* _WHAT TO PRODUCE_: Without the pictures, return all of the material exactly as written.

* _DATA TO PROCESS_:
————
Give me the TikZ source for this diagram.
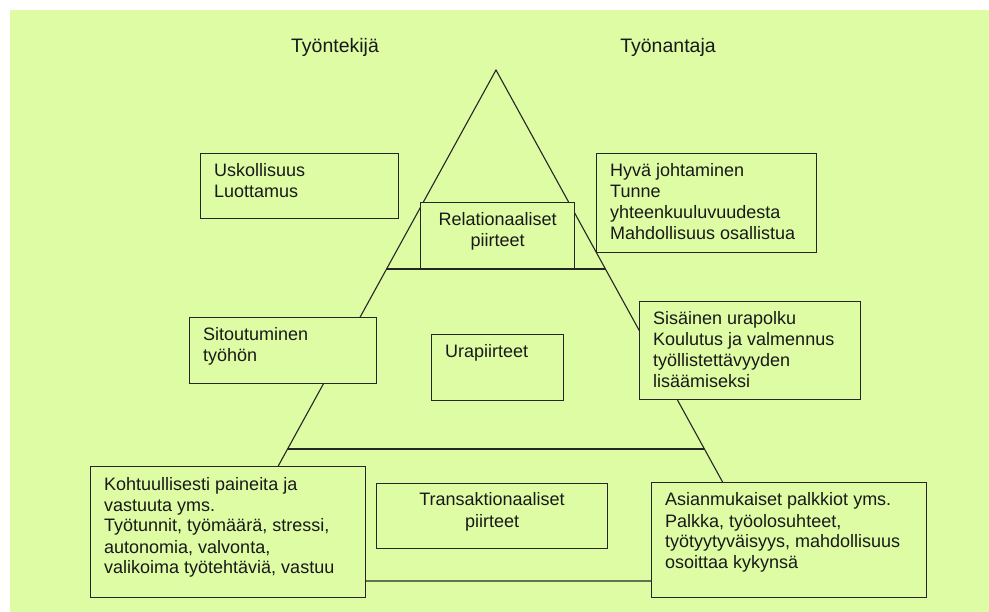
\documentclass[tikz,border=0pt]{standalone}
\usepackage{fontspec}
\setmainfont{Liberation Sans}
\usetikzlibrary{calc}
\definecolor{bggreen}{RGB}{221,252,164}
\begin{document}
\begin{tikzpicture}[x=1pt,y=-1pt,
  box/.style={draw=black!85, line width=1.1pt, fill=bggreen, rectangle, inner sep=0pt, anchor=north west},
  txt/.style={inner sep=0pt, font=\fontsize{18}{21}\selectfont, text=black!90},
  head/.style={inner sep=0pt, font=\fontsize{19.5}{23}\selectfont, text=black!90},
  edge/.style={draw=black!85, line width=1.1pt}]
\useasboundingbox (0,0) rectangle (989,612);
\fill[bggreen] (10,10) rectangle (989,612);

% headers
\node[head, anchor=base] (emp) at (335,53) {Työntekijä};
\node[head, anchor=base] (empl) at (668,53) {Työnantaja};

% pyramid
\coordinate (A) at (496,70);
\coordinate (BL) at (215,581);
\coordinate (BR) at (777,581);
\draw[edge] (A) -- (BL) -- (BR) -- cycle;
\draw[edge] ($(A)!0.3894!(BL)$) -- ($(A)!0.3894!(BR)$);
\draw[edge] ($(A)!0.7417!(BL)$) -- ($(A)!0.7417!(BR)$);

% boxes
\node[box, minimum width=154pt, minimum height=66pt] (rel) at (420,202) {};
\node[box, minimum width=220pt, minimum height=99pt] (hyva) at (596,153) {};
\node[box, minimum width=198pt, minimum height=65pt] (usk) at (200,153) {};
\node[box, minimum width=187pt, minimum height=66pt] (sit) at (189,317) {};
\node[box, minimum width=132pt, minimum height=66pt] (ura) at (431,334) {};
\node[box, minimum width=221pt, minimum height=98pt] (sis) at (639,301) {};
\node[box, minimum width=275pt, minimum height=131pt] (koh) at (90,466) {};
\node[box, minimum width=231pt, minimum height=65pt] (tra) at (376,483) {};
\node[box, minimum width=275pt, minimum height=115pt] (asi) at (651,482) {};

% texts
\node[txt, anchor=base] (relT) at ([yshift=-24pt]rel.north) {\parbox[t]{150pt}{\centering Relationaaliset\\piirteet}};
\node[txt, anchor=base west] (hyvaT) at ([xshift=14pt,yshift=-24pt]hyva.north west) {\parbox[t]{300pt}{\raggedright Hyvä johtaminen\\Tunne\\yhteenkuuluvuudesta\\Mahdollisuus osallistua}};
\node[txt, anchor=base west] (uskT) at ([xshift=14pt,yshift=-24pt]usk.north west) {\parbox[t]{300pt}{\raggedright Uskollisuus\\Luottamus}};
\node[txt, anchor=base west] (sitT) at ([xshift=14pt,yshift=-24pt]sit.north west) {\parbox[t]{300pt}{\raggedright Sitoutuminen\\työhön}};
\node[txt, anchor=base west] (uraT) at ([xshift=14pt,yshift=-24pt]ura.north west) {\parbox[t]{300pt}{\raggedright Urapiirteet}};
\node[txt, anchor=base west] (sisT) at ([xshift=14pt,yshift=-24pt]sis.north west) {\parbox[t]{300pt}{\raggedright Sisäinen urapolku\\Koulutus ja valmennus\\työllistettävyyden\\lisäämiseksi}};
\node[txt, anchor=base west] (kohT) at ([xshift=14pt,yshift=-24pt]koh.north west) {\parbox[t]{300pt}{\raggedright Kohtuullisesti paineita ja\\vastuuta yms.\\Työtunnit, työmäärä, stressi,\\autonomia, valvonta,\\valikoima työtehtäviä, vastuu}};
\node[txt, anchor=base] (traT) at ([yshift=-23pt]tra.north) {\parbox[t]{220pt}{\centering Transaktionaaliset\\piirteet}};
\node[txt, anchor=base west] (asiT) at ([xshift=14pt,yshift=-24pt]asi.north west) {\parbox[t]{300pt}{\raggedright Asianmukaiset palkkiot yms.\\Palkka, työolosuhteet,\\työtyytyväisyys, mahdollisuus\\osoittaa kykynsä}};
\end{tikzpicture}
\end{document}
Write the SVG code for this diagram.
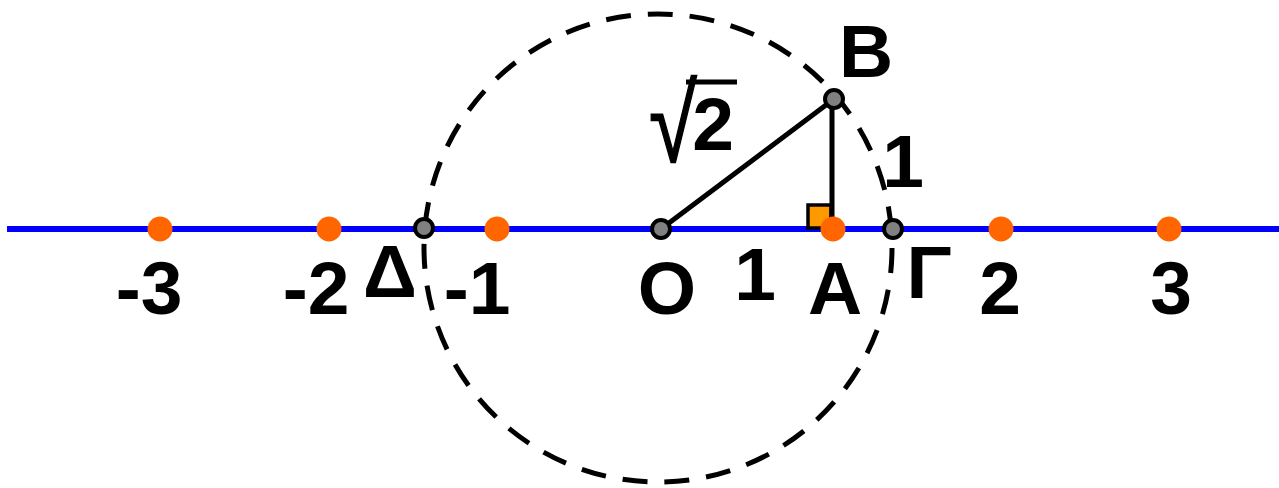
————
* _ANSWER FOR THE TASK_:
Give me the TikZ source for this diagram.
\documentclass[tikz,border=0pt]{standalone}
\usepackage{fontspec}
\setmainfont{Liberation Sans}
\usetikzlibrary{calc}
\definecolor{bggreen}{RGB}{221,252,164}
\begin{document}
\begin{tikzpicture}[x=1pt,y=-1pt,
  box/.style={draw=black!85, line width=1.1pt, fill=bggreen, rectangle, inner sep=0pt, anchor=north west},
  txt/.style={inner sep=0pt, font=\fontsize{18}{21}\selectfont, text=black!90},
  head/.style={inner sep=0pt, font=\fontsize{19.5}{23}\selectfont, text=black!90},
  edge/.style={draw=black!85, line width=1.1pt}]
\useasboundingbox (0,0) rectangle (989,612);
\fill[bggreen] (10,10) rectangle (989,612);

% headers
\node[head, anchor=base] (emp) at (335,53) {Työntekijä};
\node[head, anchor=base] (empl) at (668,53) {Työnantaja};

% pyramid
\coordinate (A) at (496,70);
\coordinate (BL) at (215,581);
\coordinate (BR) at (777,581);
\draw[edge] (A) -- (BL) -- (BR) -- cycle;
\draw[edge] ($(A)!0.3894!(BL)$) -- ($(A)!0.3894!(BR)$);
\draw[edge] ($(A)!0.7417!(BL)$) -- ($(A)!0.7417!(BR)$);

% boxes
\node[box, minimum width=154pt, minimum height=66pt] (rel) at (420,202) {};
\node[box, minimum width=220pt, minimum height=99pt] (hyva) at (596,153) {};
\node[box, minimum width=198pt, minimum height=65pt] (usk) at (200,153) {};
\node[box, minimum width=187pt, minimum height=66pt] (sit) at (189,317) {};
\node[box, minimum width=132pt, minimum height=66pt] (ura) at (431,334) {};
\node[box, minimum width=221pt, minimum height=98pt] (sis) at (639,301) {};
\node[box, minimum width=275pt, minimum height=131pt] (koh) at (90,466) {};
\node[box, minimum width=231pt, minimum height=65pt] (tra) at (376,483) {};
\node[box, minimum width=275pt, minimum height=115pt] (asi) at (651,482) {};

% texts
\node[txt, anchor=base] (relT) at ([yshift=-24pt]rel.north) {\parbox[t]{150pt}{\centering Relationaaliset\\piirteet}};
\node[txt, anchor=base west] (hyvaT) at ([xshift=14pt,yshift=-24pt]hyva.north west) {\parbox[t]{300pt}{\raggedright Hyvä johtaminen\\Tunne\\yhteenkuuluvuudesta\\Mahdollisuus osallistua}};
\node[txt, anchor=base west] (uskT) at ([xshift=14pt,yshift=-24pt]usk.north west) {\parbox[t]{300pt}{\raggedright Uskollisuus\\Luottamus}};
\node[txt, anchor=base west] (sitT) at ([xshift=14pt,yshift=-24pt]sit.north west) {\parbox[t]{300pt}{\raggedright Sitoutuminen\\työhön}};
\node[txt, anchor=base west] (uraT) at ([xshift=14pt,yshift=-24pt]ura.north west) {\parbox[t]{300pt}{\raggedright Urapiirteet}};
\node[txt, anchor=base west] (sisT) at ([xshift=14pt,yshift=-24pt]sis.north west) {\parbox[t]{300pt}{\raggedright Sisäinen urapolku\\Koulutus ja valmennus\\työllistettävyyden\\lisäämiseksi}};
\node[txt, anchor=base west] (kohT) at ([xshift=14pt,yshift=-24pt]koh.north west) {\parbox[t]{300pt}{\raggedright Kohtuullisesti paineita ja\\vastuuta yms.\\Työtunnit, työmäärä, stressi,\\autonomia, valvonta,\\valikoima työtehtäviä, vastuu}};
\node[txt, anchor=base] (traT) at ([yshift=-23pt]tra.north) {\parbox[t]{220pt}{\centering Transaktionaaliset\\piirteet}};
\node[txt, anchor=base west] (asiT) at ([xshift=14pt,yshift=-24pt]asi.north west) {\parbox[t]{300pt}{\raggedright Asianmukaiset palkkiot yms.\\Palkka, työolosuhteet,\\työtyytyväisyys, mahdollisuus\\osoittaa kykynsä}};
\end{tikzpicture}
\end{document}
Write the SVG code for this diagram.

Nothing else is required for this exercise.